In deze zaak heeft de Rechtbank Den Haag uitspraak gedaan over het verzoek van de verzoeker, een asielzoeker, om vergoeding van zijn proceskosten. De verzoeker had zijn aanvraag voor asiel ingediend op 12 juni 2022, maar verweerder, de Staatssecretaris van Justitie en Veiligheid, had niet tijdig beslist. De verzoeker heeft verweerder op 20 december 2022 in gebreke gesteld. Op 27 september 2022 is een besluit (WBV 2022/22) van kracht geworden dat de beslistermijnen voor asielaanvragen met negen maanden verlengt. Dit besluit is ook van toepassing op de aanvraag van de verzoeker, waardoor de beslistermijn nog niet was verstreken op het moment van de ingebrekestelling.

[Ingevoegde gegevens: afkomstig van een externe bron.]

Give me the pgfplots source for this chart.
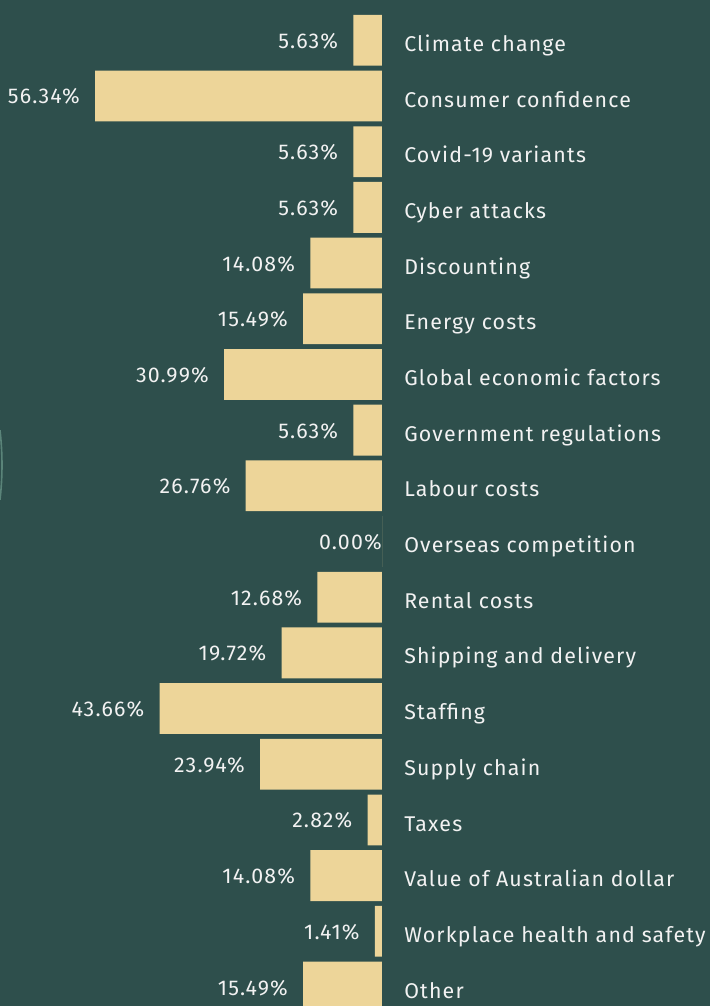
\documentclass[border=0pt]{standalone}
\usepackage{fontspec}
\setmainfont{Fira Sans}[LetterSpace=5.5]
\usepackage{pgfplots}
\pgfplotsset{compat=1.18}
\definecolor{bg}{HTML}{2E4F4C}
\definecolor{barfill}{HTML}{EDD599}
\definecolor{txt}{HTML}{F2F2F2}
\definecolor{glow}{HTML}{5A8479}
\begin{document}
\begin{tikzpicture}[x=1pt,y=1pt]
% page = 710x1006 px at 0.75pt per px
\fill[bg, use as bounding box] (0,0) rectangle (532.5,754.5);
% faint edge of a circle at the left border
\draw[glow, line width=1.2pt] (-228.75,405.75) ++(-6.5:230.25) arc[start angle=-6.5, end angle=6.5, radius=230.25];
\begin{axis}[
    at={(0,0)}, anchor=south west,
    scale only axis, width=286.5pt, height=754.5pt,
    xbar, bar shift=0pt, bar width=38.1pt,
    xmin=0, xmax=75, x dir=reverse,
    ymin=-0.7236, ymax=17.341, y dir=reverse,
    axis line style={draw=none},
    xtick=\empty,
    ytick={0,...,17},
    major tick length=0pt,
    yticklabel pos=right,
    yticklabels={Climate change, Consumer confidence, Covid-19 variants,
        Cyber attacks, Discounting, Energy costs, Global economic factors,
        Government regulations, Labour costs, Overseas competition,
        Rental costs, Shipping and delivery, Staffing, Supply chain, Taxes,
        Value of Australian dollar, Workplace health and safety, Other},
    yticklabel style={anchor=base west, inner sep=0pt, xshift=16.5pt,
        yshift=-8.3pt, font=\fontsize{16}{19}\selectfont, text=txt},
    point meta=x,
    nodes near coords={\pgfmathprintnumber[fixed, fixed zerofill, precision=2, assume math mode=true]{\pgfplotspointmeta}\%},
    every node near coord/.append style={anchor=base east, inner sep=0pt,
        font=\fontsize{16}{19}\selectfont, text=txt},
    clip=false,
]
\addplot[fill=barfill, draw=none,
    every node near coord/.append style={xshift=-11.25pt, yshift=-6pt}]
    coordinates {
    (5.63,0) (56.34,1) (5.63,2) (5.63,3) (14.08,4) (15.49,5) (30.99,6)
    (5.63,7) (26.76,8) (12.68,10) (19.72,11) (43.66,12) (23.94,13)
    (2.82,14) (14.08,15) (1.41,16) (15.49,17)
};
% zero bar: label sits right at the baseline
\addplot[fill=barfill, draw=none,
    every node near coord/.append style={xshift=0pt, yshift=-6pt}]
    coordinates {(0,9)};
\end{axis}
\end{tikzpicture}
\end{document}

Op 8 maart 2023 heeft verweerder alsnog een beslissing genomen op de aanvraag van de verzoeker. De verzoeker trok zijn beroep tegen het niet tijdig beslissen in, maar verzocht de rechtbank om verweerder te veroordelen in de proceskosten. De rechtbank overweegt dat als verweerder tijdens een beroep tegen het niet tijdig beslissen alsnog een besluit neemt, de rechtbank alleen in de proceskosten kan veroordelen als het beroep niet prematuur is ingesteld. In dit geval was de ingebrekestelling prematuur, waardoor niet voldaan was aan de voorwaarden voor het indienen van een beroep op grond van het niet tijdig beslissen.
De rechtbank concludeert dat er geen sprake is geweest van een ontvankelijk beroep en wijst het verzoek om proceskostenvergoeding af. De uitspraak is gedaan door rechter A. Skerka en is openbaar gemaakt op 24 mei 2023.